[Exercise task]: Locate each line holding the string "diagram" and copy it.
━━ Dataset content ━━
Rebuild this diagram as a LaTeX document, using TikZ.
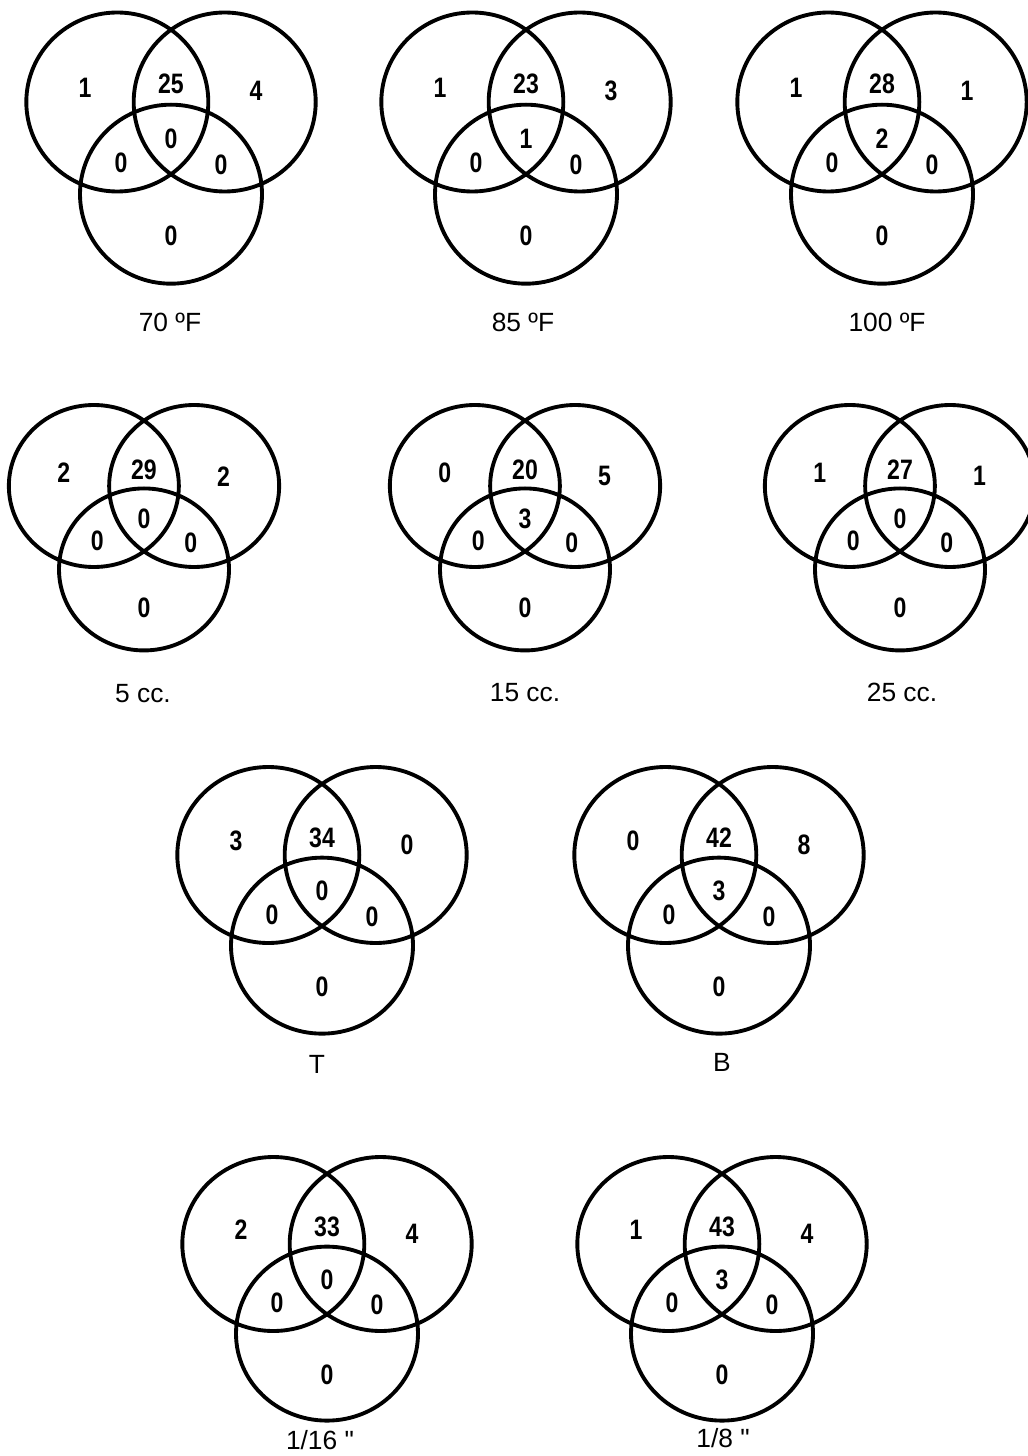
\documentclass[tikz,border=0pt]{standalone}
\usepackage{fontspec}
\setmainfont{Liberation Sans}[Ligatures=TeXOff]
\newfontfamily\vennnum[FakeStretch=0.82]{Liberation Sans}

% one three-set diagram in unit size: name, then the seven region counts
\newcommand{\drawvenn}[8]{%
  \draw[venn line] (-0.59,0) circle (1) (0.59,0) circle (1) (0,1.03) circle (1);
  \node[count] (#1-a) at (-0.945,-0.16) {#2};
  \node[count] (#1-ab) at (0,-0.2) {#3};
  \node[count] (#1-b) at (0.935,-0.12) {#4};
  \node[count] (#1-abc) at (0,0.41) {#5};
  \node[count] (#1-ac) at (-0.55,0.68) {#6};
  \node[count] (#1-bc) at (0.55,0.7) {#7};
  \node[count] (#1-c) at (0,1.5) {#8};
}

\begin{document}
\begin{tikzpicture}[
    x=0.02cm, y=-0.02cm,
    venn line/.style={line width=2.2pt},
    count/.style={font=\vennnum\bfseries\fontsize{16}{16}\selectfont, inner sep=0pt},
    caption/.style={font=\fontsize{15}{15}\selectfont, inner sep=0pt}
]
    \useasboundingbox (0,0) rectangle (1027,1456);

    % Row 1: temperature
    \foreach \cx/\nm/\a/\ab/\b/\abc/\ac/\bc/\c in {171/f70/1/25/4/0/0/0/0, 526/f85/1/23/3/1/0/0/0, 882/f100/1/28/1/2/0/0/0}{
        \begin{scope}[shift={(\cx,102)}, xscale=91, yscale=89.5]
            \drawvenn{\nm}{\a}{\ab}{\b}{\abc}{\ac}{\bc}{\c}
        \end{scope}
    }
    \node[caption] (f70-lab) at (170,322) {70 ºF};
    \node[caption] (f85-lab) at (523,322) {85 ºF};
    \node[caption] (f100-lab) at (887,322) {100 ºF};

    % Row 2: volume
    \foreach \cx/\nm/\a/\ab/\b/\abc/\ac/\bc/\c in {144/cc5/2/29/2/0/0/0/0, 525/cc15/0/20/5/3/0/0/0, 900/cc25/1/27/1/0/0/0/0}{
        \begin{scope}[shift={(\cx,486)}, xscale=85, yscale=81]
            \drawvenn{\nm}{\a}{\ab}{\b}{\abc}{\ac}{\bc}{\c}
        \end{scope}
    }
    \node[caption] (cc5-lab) at (143,694) {5 cc.};
    \node[caption] (cc15-lab) at (525,693) {15 cc.};
    \node[caption] (cc25-lab) at (902,692) {25 cc.};

    % Row 3: position
    \foreach \cx/\nm/\a/\ab/\b/\abc/\ac/\bc/\c in {322/top/3/34/0/0/0/0/0, 719/bot/0/42/8/3/0/0/0}{
        \begin{scope}[shift={(\cx,855)}, xscale=91, yscale=88]
            \drawvenn{\nm}{\a}{\ab}{\b}{\abc}{\ac}{\bc}{\c}
        \end{scope}
    }
    \node[caption] (top-lab) at (317,1064) {T};
    \node[caption] (bot-lab) at (722,1062) {B};

    % Row 4: thickness
    \foreach \cx/\nm/\a/\ab/\b/\abc/\ac/\bc/\c in {327/in16/2/33/4/0/0/0/0, 722/in8/1/43/4/3/0/0/0}{
        \begin{scope}[shift={(\cx,1244)}, xscale=91, yscale=87]
            \drawvenn{\nm}{\a}{\ab}{\b}{\abc}{\ac}{\bc}{\c}
        \end{scope}
    }
    \node[caption] (in16-lab) at (320,1440) {1/16 "};
    \node[caption] (in8-lab) at (723,1438) {1/8 "};
\end{tikzpicture}
\end{document}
━━━
[Problem solution]:
Rebuild this diagram as a LaTeX document, using TikZ.
% one three-set diagram in unit size: name, then the seven region counts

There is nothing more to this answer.